**Short exercise**:
Reproduce every line of the listing as written, apart from the pictures.

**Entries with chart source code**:
= = = = = = =

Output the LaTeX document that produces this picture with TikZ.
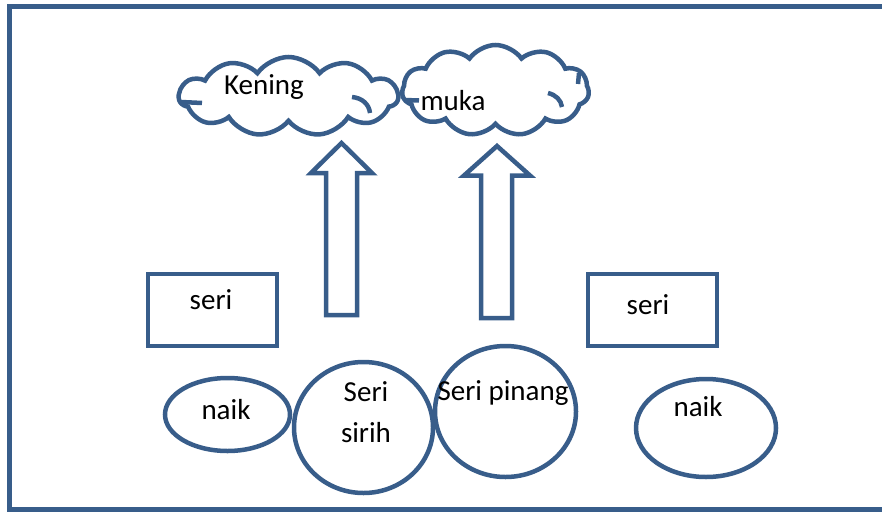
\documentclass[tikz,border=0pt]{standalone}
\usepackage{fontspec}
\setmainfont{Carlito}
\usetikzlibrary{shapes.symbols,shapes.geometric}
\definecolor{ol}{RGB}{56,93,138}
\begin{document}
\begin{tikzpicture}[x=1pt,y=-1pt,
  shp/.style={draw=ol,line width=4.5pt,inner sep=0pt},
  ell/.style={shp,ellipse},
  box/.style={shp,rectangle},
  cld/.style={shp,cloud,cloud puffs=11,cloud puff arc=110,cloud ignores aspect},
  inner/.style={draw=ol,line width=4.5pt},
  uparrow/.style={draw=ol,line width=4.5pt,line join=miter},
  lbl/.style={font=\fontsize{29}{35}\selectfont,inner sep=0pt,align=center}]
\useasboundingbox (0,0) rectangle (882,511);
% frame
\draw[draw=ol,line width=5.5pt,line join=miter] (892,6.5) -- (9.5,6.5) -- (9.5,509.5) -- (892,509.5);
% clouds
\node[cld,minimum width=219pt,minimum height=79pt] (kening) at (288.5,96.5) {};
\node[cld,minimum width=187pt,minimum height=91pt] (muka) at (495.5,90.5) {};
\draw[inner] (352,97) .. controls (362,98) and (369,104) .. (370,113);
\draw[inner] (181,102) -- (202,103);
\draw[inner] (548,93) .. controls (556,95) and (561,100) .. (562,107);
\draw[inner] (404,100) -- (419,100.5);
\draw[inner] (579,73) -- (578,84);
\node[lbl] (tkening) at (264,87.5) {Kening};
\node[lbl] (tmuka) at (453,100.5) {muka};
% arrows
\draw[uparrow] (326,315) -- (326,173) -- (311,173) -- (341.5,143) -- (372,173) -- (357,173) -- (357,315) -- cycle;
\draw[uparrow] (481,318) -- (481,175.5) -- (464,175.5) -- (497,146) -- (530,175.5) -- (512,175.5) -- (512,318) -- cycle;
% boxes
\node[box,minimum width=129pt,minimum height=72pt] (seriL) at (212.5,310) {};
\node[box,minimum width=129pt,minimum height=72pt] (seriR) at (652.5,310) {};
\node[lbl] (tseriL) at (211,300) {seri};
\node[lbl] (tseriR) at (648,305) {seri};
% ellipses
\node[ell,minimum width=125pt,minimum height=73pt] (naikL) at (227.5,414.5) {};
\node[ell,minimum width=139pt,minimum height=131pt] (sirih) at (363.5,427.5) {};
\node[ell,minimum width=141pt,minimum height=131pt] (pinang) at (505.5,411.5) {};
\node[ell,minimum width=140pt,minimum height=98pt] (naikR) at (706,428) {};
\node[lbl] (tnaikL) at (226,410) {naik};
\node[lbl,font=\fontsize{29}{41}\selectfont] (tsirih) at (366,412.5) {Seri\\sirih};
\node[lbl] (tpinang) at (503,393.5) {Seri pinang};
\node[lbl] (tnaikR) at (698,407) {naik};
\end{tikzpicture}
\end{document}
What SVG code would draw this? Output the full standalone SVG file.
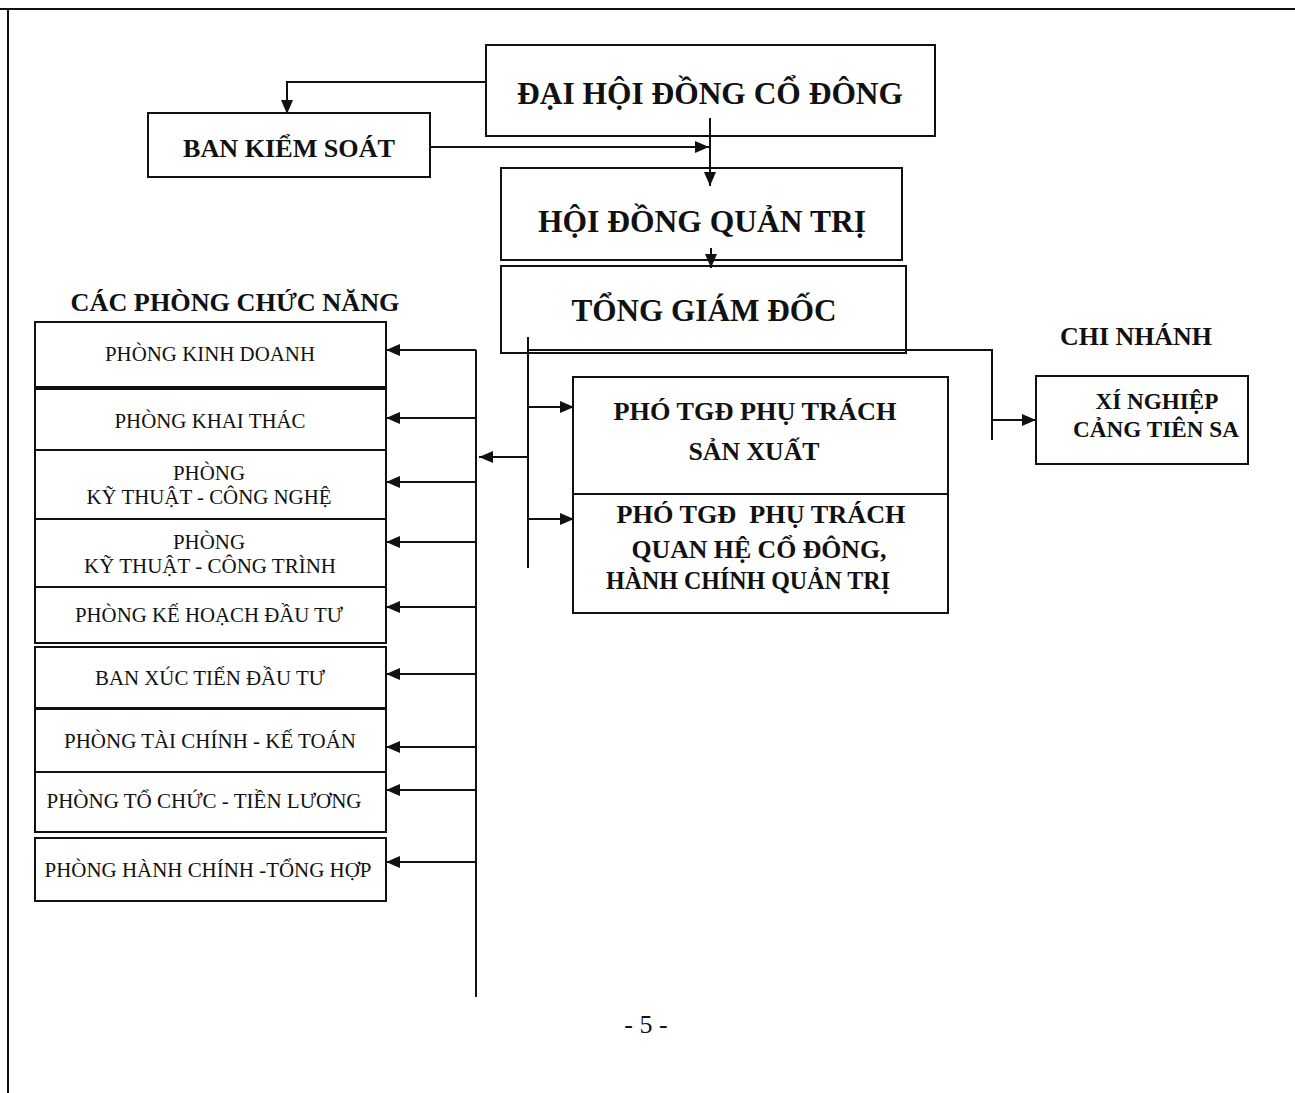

= = = = = = =

**Complete answer**:
Output the LaTeX document that produces this picture with TikZ.
\documentclass[tikz,border=0pt]{standalone}
\usepackage{fontspec}
\setmainfont{Carlito}
\usetikzlibrary{shapes.symbols,shapes.geometric}
\definecolor{ol}{RGB}{56,93,138}
\begin{document}
\begin{tikzpicture}[x=1pt,y=-1pt,
  shp/.style={draw=ol,line width=4.5pt,inner sep=0pt},
  ell/.style={shp,ellipse},
  box/.style={shp,rectangle},
  cld/.style={shp,cloud,cloud puffs=11,cloud puff arc=110,cloud ignores aspect},
  inner/.style={draw=ol,line width=4.5pt},
  uparrow/.style={draw=ol,line width=4.5pt,line join=miter},
  lbl/.style={font=\fontsize{29}{35}\selectfont,inner sep=0pt,align=center}]
\useasboundingbox (0,0) rectangle (882,511);
% frame
\draw[draw=ol,line width=5.5pt,line join=miter] (892,6.5) -- (9.5,6.5) -- (9.5,509.5) -- (892,509.5);
% clouds
\node[cld,minimum width=219pt,minimum height=79pt] (kening) at (288.5,96.5) {};
\node[cld,minimum width=187pt,minimum height=91pt] (muka) at (495.5,90.5) {};
\draw[inner] (352,97) .. controls (362,98) and (369,104) .. (370,113);
\draw[inner] (181,102) -- (202,103);
\draw[inner] (548,93) .. controls (556,95) and (561,100) .. (562,107);
\draw[inner] (404,100) -- (419,100.5);
\draw[inner] (579,73) -- (578,84);
\node[lbl] (tkening) at (264,87.5) {Kening};
\node[lbl] (tmuka) at (453,100.5) {muka};
% arrows
\draw[uparrow] (326,315) -- (326,173) -- (311,173) -- (341.5,143) -- (372,173) -- (357,173) -- (357,315) -- cycle;
\draw[uparrow] (481,318) -- (481,175.5) -- (464,175.5) -- (497,146) -- (530,175.5) -- (512,175.5) -- (512,318) -- cycle;
% boxes
\node[box,minimum width=129pt,minimum height=72pt] (seriL) at (212.5,310) {};
\node[box,minimum width=129pt,minimum height=72pt] (seriR) at (652.5,310) {};
\node[lbl] (tseriL) at (211,300) {seri};
\node[lbl] (tseriR) at (648,305) {seri};
% ellipses
\node[ell,minimum width=125pt,minimum height=73pt] (naikL) at (227.5,414.5) {};
\node[ell,minimum width=139pt,minimum height=131pt] (sirih) at (363.5,427.5) {};
\node[ell,minimum width=141pt,minimum height=131pt] (pinang) at (505.5,411.5) {};
\node[ell,minimum width=140pt,minimum height=98pt] (naikR) at (706,428) {};
\node[lbl] (tnaikL) at (226,410) {naik};
\node[lbl,font=\fontsize{29}{41}\selectfont] (tsirih) at (366,412.5) {Seri\\sirih};
\node[lbl] (tpinang) at (503,393.5) {Seri pinang};
\node[lbl] (tnaikR) at (698,407) {naik};
\end{tikzpicture}
\end{document}
What SVG code would draw this? Output the full standalone SVG file.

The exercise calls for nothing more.